Nous vivons un génocide humain, militaire, un génocide par la faim. S’y ajoute un génocide social, qui s’attaque maintenant au cœur de la société, la famille. Cela devient insupportable. On n’y arrive plus. On est en train de perdre le cœur de la société, la famille, les responsabilités et les devoirs du père de famille. C’est le but des Israéliens. Avec eux, rien ne se fait au hasard. Et tout cela se déroule sous les yeux du monde entier. Les Israéliens viennent d’annoncer une nouvelle étape : ils vont conquérir toute la bande de Gaza et pousser toute la population vers Rafah, où de l’aide sera distribuée par l’armée ou par des compagnies privées américaines.

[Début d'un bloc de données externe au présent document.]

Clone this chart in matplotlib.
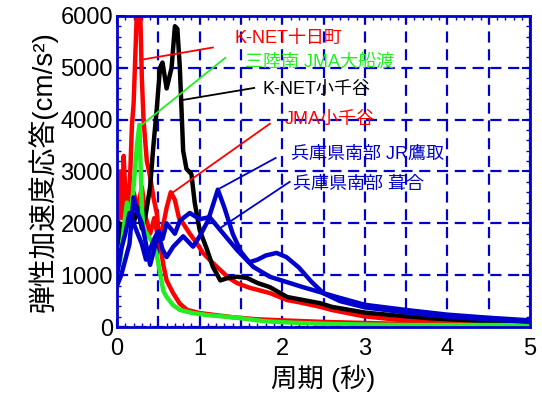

Pour recevoir de la nourriture pour sa famille pendant une semaine ou deux — c’est eux qui décideront —, chacun devra avoir une security clearance (un laissez-passer sécuritaire), prouvant qu’il est « propre » au niveau sécuritaire, qu’il n’a pas de lien avec le Hamas.

Ce sera une cage dans laquelle nous serons des oiseaux à qui l’on donnera juste de quoi ne pas mourir de faim et de soif. Le plan, c’est que, le jour où la porte s’ouvrira, les oiseaux s’échapperont vers la sortie qu’on leur désignera. Mais j’espère qu’on va tenir le coup malgré tout. J’espère que quand tout cela sera fini, nous recoudrons le tissu social, et que nous retrouverons une société palestinienne soudée, solide, et comme on dit chez nous, formant une seule main.